Daniel Fienberg, Hollywood Reporter: None of that is to say that Fox's Rent was a complete disaster. In the early going it felt like it might be. Instead, the second act picked up admirably and there was a stretch of songs peaking with Vanessa Hudgens and Kiersey Clemons' spectacular "Take Me or Leave Me," a wonderfully choreographed "Contact" and Brandon Victor Dixon's predictable emotional decimation (in a good way) of "I'll Cover You." Throw in an undeniably weighty and undeniably pandering "Seasons of Love" reprise featuring the original Broadway cast at the end and it wouldn't surprise me at all if some portion of devotees left the production somewhere between "completely satisfied" and "reasonably content."

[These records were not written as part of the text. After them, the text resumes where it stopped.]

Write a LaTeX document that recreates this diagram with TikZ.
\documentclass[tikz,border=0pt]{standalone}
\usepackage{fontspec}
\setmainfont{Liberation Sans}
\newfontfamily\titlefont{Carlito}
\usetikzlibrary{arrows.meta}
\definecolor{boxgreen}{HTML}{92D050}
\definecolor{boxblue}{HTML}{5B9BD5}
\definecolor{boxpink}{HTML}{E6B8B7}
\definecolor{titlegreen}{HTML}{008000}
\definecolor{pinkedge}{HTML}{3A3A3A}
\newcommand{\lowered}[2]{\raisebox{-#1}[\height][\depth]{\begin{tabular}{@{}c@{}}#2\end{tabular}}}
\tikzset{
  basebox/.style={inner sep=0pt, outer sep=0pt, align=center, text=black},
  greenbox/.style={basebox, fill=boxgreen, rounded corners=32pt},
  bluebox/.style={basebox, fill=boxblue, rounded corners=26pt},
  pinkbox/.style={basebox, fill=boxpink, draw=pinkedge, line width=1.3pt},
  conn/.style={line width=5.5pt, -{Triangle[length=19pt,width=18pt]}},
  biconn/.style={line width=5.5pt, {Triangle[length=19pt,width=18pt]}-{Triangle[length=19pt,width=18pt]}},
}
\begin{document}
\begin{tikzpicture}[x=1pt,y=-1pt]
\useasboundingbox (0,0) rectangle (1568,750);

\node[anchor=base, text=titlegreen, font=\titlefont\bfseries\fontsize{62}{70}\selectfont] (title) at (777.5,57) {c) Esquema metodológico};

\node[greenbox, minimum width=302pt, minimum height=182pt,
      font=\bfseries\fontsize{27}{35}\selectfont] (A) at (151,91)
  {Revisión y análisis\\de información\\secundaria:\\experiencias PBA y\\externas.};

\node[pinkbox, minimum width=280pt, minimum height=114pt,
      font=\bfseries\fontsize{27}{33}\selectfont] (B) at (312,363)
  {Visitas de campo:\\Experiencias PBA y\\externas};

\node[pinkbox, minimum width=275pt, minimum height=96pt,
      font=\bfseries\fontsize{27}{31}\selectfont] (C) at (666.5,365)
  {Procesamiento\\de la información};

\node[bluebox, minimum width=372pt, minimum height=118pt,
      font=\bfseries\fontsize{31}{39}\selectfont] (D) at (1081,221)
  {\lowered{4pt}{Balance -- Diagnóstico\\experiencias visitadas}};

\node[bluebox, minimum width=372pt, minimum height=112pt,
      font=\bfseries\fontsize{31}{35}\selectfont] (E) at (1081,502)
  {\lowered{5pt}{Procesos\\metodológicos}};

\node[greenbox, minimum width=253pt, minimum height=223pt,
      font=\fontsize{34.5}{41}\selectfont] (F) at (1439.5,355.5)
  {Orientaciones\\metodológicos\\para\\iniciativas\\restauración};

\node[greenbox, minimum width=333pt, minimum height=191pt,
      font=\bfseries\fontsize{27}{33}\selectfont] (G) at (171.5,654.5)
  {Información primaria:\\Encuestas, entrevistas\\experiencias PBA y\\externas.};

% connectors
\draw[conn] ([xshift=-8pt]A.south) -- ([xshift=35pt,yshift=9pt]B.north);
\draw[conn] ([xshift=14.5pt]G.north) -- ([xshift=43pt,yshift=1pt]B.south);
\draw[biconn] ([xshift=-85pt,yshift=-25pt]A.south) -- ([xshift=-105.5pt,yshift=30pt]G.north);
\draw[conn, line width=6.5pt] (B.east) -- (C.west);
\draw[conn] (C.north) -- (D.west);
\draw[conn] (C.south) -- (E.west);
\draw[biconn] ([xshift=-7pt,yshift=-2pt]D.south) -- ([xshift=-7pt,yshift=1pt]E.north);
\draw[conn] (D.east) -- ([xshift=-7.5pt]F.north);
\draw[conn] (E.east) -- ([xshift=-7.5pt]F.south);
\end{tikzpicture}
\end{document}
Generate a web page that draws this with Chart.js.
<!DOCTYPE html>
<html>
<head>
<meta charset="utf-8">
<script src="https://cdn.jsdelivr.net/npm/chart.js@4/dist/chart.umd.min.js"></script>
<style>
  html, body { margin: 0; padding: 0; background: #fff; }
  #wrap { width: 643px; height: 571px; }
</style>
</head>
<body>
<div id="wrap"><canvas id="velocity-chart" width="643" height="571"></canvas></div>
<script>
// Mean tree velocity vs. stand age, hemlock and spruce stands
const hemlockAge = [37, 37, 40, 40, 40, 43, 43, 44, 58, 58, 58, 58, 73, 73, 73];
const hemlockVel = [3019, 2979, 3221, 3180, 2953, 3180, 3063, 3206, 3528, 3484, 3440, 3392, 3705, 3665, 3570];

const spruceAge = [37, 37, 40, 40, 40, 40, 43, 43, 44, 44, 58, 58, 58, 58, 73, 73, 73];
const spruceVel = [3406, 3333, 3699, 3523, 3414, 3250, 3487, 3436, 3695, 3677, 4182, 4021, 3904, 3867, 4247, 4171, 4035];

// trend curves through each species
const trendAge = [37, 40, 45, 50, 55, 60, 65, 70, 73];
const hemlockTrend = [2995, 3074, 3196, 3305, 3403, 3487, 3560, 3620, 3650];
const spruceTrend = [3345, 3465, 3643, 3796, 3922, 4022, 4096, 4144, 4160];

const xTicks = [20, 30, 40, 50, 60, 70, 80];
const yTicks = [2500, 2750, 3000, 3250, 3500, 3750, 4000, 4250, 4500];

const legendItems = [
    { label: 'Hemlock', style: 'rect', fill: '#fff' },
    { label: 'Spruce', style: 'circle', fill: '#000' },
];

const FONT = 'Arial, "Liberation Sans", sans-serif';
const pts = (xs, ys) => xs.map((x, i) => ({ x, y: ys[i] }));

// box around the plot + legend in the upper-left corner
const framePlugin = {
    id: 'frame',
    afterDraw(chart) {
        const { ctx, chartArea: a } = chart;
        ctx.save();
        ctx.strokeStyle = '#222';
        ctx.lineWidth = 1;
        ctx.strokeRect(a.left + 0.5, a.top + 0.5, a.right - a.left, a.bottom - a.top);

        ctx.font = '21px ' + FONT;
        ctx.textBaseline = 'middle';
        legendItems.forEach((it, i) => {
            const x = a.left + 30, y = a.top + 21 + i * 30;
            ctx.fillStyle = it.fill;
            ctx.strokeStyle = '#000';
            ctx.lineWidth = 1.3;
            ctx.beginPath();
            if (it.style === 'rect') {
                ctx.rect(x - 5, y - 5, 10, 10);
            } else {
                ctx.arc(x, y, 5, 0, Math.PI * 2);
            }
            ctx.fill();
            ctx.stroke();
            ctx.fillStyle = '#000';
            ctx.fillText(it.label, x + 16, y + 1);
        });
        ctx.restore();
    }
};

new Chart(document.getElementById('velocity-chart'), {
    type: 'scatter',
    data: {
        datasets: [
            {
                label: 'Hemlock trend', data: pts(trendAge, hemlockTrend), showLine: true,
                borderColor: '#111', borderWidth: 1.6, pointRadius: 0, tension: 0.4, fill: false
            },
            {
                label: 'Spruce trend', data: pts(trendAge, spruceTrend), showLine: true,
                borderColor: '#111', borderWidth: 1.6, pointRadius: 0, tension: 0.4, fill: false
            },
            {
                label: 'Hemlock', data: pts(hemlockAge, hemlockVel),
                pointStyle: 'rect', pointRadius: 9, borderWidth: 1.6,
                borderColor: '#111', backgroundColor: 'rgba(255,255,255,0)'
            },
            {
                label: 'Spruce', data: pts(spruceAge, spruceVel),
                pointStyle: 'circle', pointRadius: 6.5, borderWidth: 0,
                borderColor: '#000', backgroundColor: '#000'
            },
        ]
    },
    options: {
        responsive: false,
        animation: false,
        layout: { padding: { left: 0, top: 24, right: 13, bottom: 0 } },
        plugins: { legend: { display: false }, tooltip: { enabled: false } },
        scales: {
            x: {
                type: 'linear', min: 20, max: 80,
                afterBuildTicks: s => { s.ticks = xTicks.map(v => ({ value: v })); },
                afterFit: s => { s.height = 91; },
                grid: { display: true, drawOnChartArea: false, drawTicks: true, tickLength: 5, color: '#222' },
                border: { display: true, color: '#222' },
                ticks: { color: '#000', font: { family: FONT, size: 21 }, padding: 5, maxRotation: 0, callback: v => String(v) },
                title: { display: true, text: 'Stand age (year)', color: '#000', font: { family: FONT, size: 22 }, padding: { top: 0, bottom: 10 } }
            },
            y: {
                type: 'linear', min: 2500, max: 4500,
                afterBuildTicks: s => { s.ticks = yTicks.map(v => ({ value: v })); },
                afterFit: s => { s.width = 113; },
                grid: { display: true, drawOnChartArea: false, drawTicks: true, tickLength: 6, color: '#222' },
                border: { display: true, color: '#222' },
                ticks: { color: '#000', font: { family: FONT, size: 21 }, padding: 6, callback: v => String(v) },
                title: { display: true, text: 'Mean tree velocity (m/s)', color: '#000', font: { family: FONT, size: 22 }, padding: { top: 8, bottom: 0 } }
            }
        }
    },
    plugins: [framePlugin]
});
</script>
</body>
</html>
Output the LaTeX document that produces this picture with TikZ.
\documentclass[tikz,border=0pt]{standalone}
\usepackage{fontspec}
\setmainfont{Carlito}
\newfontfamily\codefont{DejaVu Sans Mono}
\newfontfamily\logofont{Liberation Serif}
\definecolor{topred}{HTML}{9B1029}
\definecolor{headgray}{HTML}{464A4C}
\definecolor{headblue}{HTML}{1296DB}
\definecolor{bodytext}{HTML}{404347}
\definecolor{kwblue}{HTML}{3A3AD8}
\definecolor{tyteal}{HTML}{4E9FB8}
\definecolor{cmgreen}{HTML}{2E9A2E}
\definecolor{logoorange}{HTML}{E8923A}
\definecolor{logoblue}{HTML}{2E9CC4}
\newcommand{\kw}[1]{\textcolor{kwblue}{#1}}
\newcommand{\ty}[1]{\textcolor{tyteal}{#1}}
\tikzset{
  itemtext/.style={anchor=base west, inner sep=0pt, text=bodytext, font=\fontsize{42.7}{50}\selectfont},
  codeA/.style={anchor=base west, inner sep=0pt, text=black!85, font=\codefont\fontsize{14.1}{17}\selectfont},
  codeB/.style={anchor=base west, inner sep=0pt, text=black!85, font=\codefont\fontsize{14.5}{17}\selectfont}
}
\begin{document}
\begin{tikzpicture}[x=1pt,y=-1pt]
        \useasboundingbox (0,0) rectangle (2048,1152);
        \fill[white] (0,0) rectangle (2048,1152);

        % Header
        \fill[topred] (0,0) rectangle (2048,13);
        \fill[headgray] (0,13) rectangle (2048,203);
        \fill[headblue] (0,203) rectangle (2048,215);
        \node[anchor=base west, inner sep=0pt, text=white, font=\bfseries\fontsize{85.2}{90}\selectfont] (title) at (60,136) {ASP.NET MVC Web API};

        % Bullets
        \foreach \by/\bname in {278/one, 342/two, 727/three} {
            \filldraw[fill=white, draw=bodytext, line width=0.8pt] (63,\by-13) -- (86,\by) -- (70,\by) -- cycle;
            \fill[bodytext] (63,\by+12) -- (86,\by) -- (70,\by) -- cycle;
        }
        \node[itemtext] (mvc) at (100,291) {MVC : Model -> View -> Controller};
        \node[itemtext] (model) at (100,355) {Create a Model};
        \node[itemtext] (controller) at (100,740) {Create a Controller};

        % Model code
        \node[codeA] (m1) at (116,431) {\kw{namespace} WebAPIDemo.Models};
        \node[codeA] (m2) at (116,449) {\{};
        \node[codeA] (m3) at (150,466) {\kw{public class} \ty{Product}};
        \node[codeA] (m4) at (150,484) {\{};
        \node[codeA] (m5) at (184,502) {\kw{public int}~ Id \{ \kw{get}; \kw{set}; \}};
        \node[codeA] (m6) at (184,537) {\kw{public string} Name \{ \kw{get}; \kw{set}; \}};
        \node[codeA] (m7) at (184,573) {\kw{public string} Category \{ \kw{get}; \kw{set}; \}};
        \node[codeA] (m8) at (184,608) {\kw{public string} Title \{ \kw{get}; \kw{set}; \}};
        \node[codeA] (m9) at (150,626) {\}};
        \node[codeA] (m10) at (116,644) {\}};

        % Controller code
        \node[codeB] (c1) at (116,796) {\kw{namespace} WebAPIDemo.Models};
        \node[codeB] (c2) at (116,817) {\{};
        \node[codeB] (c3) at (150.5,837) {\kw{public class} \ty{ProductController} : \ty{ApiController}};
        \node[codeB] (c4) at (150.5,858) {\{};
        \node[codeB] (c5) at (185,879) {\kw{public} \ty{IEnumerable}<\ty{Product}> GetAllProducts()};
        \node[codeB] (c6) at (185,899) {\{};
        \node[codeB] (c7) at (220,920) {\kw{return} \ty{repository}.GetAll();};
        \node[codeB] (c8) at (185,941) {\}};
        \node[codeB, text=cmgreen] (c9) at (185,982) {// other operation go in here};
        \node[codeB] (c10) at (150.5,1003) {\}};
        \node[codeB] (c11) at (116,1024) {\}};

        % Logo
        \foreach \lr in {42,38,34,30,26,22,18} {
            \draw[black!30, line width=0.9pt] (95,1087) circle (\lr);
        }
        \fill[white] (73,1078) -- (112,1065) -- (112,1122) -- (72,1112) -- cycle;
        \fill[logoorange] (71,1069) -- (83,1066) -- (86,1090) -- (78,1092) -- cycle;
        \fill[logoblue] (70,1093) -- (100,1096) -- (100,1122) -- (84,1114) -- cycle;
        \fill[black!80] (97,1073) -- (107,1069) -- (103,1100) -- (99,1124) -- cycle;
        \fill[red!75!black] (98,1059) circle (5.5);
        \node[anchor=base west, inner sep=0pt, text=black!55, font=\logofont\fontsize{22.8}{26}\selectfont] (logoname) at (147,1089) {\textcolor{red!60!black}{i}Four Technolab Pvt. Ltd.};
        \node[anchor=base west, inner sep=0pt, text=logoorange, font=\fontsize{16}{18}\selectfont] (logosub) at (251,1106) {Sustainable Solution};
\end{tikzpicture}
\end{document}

Travis M. Andrews, The Washington Post: The circumstances of Sunday's telecast are particularly unfortunate considering the inherent hurdles "Rent" had to overcome to appear on network television at all. Part of the musical's immense appeal has always been its rawness, the way it discussed issues that didn't appear in mainstream culture - from the AIDS epidemic to drug use to taboo (at least in the 1990s) relationships. That most of it remained uncensored is a minor miracle, though aspects of it were toned down to the chagrin of many die-hards fans. Changing an expletive-laden line from "Tango: Maureen" or removing one of the, erm, more personal items mentioned in "La Vie Boheme" doesn't change the show's overall message - but any alterations to be in compliance with the FCC does smack of a sad sense of irony.